Gente, preciso mesmo que qualquer ajuda, especialmente sobre espécies protegidas e em vias de extinção em Portugal(como acusa o titulo do tópico) e sobre os riscos da introdução de espécies invasoras, e os perigos da diminuição da biodiversidade.

Obrigado desde já!


----------



## belem (12 Nov 2011 às 15:31)

Pedro disse:


> Gente, preciso mesmo que qualquer ajuda, especialmente sobre espécies protegidas e em vias de extinção em Portugal(como acusa o titulo do tópico) e sobre os riscos da introdução de espécies invasoras, e os perigos da diminuição da biodiversidade.
> 
> Obrigado desde já!



Sobre esse tema existe O Livro Vermelho dos Vertebrados de Portugal, por exemplo.

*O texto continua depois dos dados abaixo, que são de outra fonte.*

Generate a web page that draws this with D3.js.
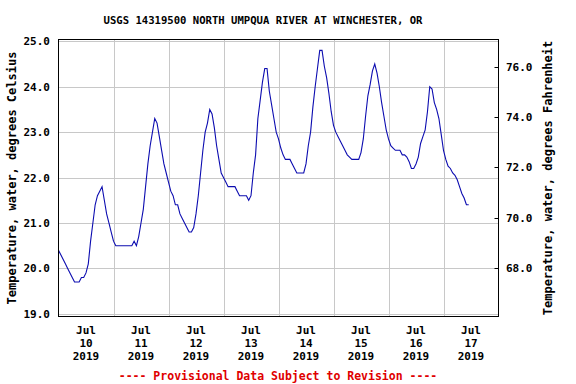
<!DOCTYPE html>
<html>
<head>
<meta charset="utf-8">
<script src="https://cdn.jsdelivr.net/npm/d3@7"></script>
<style>
  body { margin: 0; background: #fff; }
  text { font-family: "DejaVu Sans Mono", monospace; font-weight: bold; }
</style>
</head>
<body>
<svg width="576" height="384"></svg>
<script>
// hourly water temperature (deg C), starting 00:00 each day
var jul10 = [20.4, 20.3, 20.2, 20.1, 20.0, 19.9, 19.8, 19.7, 19.7, 19.7, 19.8, 19.8,
             19.9, 20.1, 20.6, 21.0, 21.4, 21.6, 21.7, 21.8, 21.5, 21.2, 21.0, 20.8];
var jul11 = [20.6, 20.5, 20.5, 20.5, 20.5, 20.5, 20.5, 20.5, 20.5, 20.6, 20.5, 20.7,
             21.0, 21.3, 21.8, 22.3, 22.7, 23.0, 23.3, 23.2, 22.9, 22.6, 22.3, 22.1];
var jul12 = [21.9, 21.7, 21.6, 21.4, 21.4, 21.2, 21.1, 21.0, 20.9, 20.8, 20.8, 20.9,
             21.2, 21.6, 22.1, 22.6, 23.0, 23.2, 23.5, 23.4, 23.1, 22.7, 22.4, 22.1];
var jul13 = [22.0, 21.9, 21.8, 21.8, 21.8, 21.8, 21.7, 21.6, 21.6, 21.6, 21.6, 21.5,
             21.6, 22.1, 22.5, 23.3, 23.7, 24.1, 24.4, 24.4, 23.9, 23.6, 23.3, 23.0];
var jul14 = [22.85, 22.65, 22.5, 22.4, 22.4, 22.4, 22.3, 22.2, 22.1, 22.1, 22.1, 22.1,
             22.3, 22.7, 23.0, 23.55, 24.0, 24.4, 24.8, 24.8, 24.45, 24.2, 23.85, 23.45];
var jul15 = [23.15, 23.0, 22.9, 22.8, 22.7, 22.6, 22.5, 22.45, 22.4, 22.4, 22.4, 22.4,
             22.55, 22.85, 23.35, 23.8, 24.05, 24.35, 24.5, 24.3, 24.0, 23.65, 23.35, 23.05];
var jul16 = [22.85, 22.7, 22.65, 22.6, 22.6, 22.6, 22.5, 22.5, 22.45, 22.35, 22.2, 22.2,
             22.3, 22.45, 22.75, 22.9, 23.05, 23.45, 24.0, 23.95, 23.65, 23.5, 23.3, 22.95];
var jul17 = [22.6, 22.4, 22.25, 22.2, 22.1, 22.05, 21.95, 21.8, 21.65, 21.55, 21.4, 21.4];

var days = [jul10, jul11, jul12, jul13, jul14, jul15, jul16, jul17];
var dayLabels = ["10", "11", "12", "13", "14", "15", "16", "17"];
var celsiusTicks = [19, 20, 21, 22, 23, 24, 25];
var fahrenheitTicks = [68, 70, 72, 74, 76];

var title = "USGS 14319500 NORTH UMPQUA RIVER AT WINCHESTER, OR";
var leftTitle = "Temperature, water, degrees Celsius";
var rightTitle = "Temperature, water, degrees Fahrenheit";
var footer = "---- Provisional Data Subject to Revision ----";

var svg = d3.select("svg"),
    pLeft = 58.5, pRight = 498.5, pTop = 39.5, pBottom = 316.5;

var start = new Date(2019, 6, 10), end = new Date(2019, 6, 18);

var data = [];
days.forEach(function(vals, d) {
  vals.forEach(function(v, h) {
    data.push({ t: new Date(2019, 6, 10 + d, h), v: v });
  });
});

var x = d3.scaleTime().domain([start, end]).range([pLeft, pRight]);
var y = d3.scaleLinear().domain([19, 25]).range([313.8, 41.3]);
var yF = d3.scaleLinear().domain([19 * 1.8 + 32, 25 * 1.8 + 32]).range([313.8, 41.3]);

// grid
var g = svg.append("g");
g.selectAll("line.hg")
  .data(celsiusTicks)
  .enter().append("line")
    .attr("x1", pLeft).attr("x2", pRight)
    .attr("y1", function(d) { return Math.round(y(d)) + 0.5; })
    .attr("y2", function(d) { return Math.round(y(d)) + 0.5; })
    .attr("stroke", "#c8c8c8");

g.selectAll("line.vg")
  .data(d3.timeDay.range(d3.timeDay.offset(start, 1), end))
  .enter().append("line")
    .attr("y1", pTop).attr("y2", pBottom)
    .attr("x1", function(d) { return Math.round(x(d)) + 0.5; })
    .attr("x2", function(d) { return Math.round(x(d)) + 0.5; })
    .attr("stroke", "#c8c8c8");

// the series
var line = d3.line()
    .x(function(d) { return x(d.t); })
    .y(function(d) { return y(d.v); });

svg.append("path")
    .datum(data)
    .attr("d", line)
    .attr("fill", "none")
    .attr("stroke", "#0c0cb0")
    .attr("stroke-width", 1.1);

// frame
svg.append("rect")
    .attr("x", pLeft).attr("y", pTop)
    .attr("width", pRight - pLeft).attr("height", pBottom - pTop)
    .attr("fill", "none").attr("stroke", "#000");

// left labels
svg.selectAll("text.yl")
  .data(celsiusTicks)
  .enter().append("text")
    .attr("x", 50)
    .attr("y", function(d) { return y(d) + 4; })
    .attr("text-anchor", "end")
    .attr("font-size", "11px")
    .text(function(d) { return d.toFixed(1); });

// right ticks + labels
svg.selectAll("line.rt")
  .data(fahrenheitTicks)
  .enter().append("line")
    .attr("x1", pRight - 4).attr("x2", pRight)
    .attr("y1", function(d) { return Math.round(yF(d)) + 0.5; })
    .attr("y2", function(d) { return Math.round(yF(d)) + 0.5; })
    .attr("stroke", "#000");

svg.selectAll("text.yr")
  .data(fahrenheitTicks)
  .enter().append("text")
    .attr("x", 506)
    .attr("y", function(d) { return yF(d) + 4; })
    .attr("font-size", "11px")
    .text(function(d) { return d.toFixed(1); });

// x labels at noon of each day
var xl = svg.selectAll("text.xl")
  .data(dayLabels)
  .enter().append("text")
    .attr("text-anchor", "middle")
    .attr("font-size", "11px");
[["Jul", 334], [null, 347], ["2019", 360]].forEach(function(row) {
  xl.append("tspan")
    .attr("x", function(d, i) { return x(new Date(2019, 6, 10 + i, 12)); })
    .attr("y", row[1])
    .text(function(d) { return row[0] || d; });
});

svg.append("text")
    .attr("x", 263).attr("y", 24)
    .attr("text-anchor", "middle")
    .attr("font-size", "10.6px")
    .text(title);

svg.append("text")
    .attr("transform", "translate(16," + (pTop + pBottom) / 2 + ") rotate(-90)")
    .attr("text-anchor", "middle")
    .attr("font-size", "12px")
    .text(leftTitle);

svg.append("text")
    .attr("transform", "translate(552," + (pTop + pBottom) / 2 + ") rotate(-90)")
    .attr("text-anchor", "middle")
    .attr("font-size", "12px")
    .text(rightTitle);

svg.append("text")
    .attr("x", 278).attr("y", 380)
    .attr("text-anchor", "middle")
    .attr("font-size", "11.5px")
    .attr("fill", "#e00000")
    .text(footer);
</script>
</body>
</html>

E neste tópico sobre a biodiversidade foi discutida a questão das espécies exóticas introduzidas, logo no início. Vai lá dar uma olhada.

Espero que ajude alguma coisa.


----------



## Mjhb (13 Nov 2011 às 15:31)

belem disse:


> Sobre esse tema existe O Livro Vermelho dos Vertebrados de Portugal, por exemplo.
> 
> E neste tópico sobre a biodiversidade foi discutida a questão das espécies exóticas introduzidas, logo no início. Vai lá dar uma olhada.
> 
> Espero que ajude alguma coisa.



Obrigado!


----------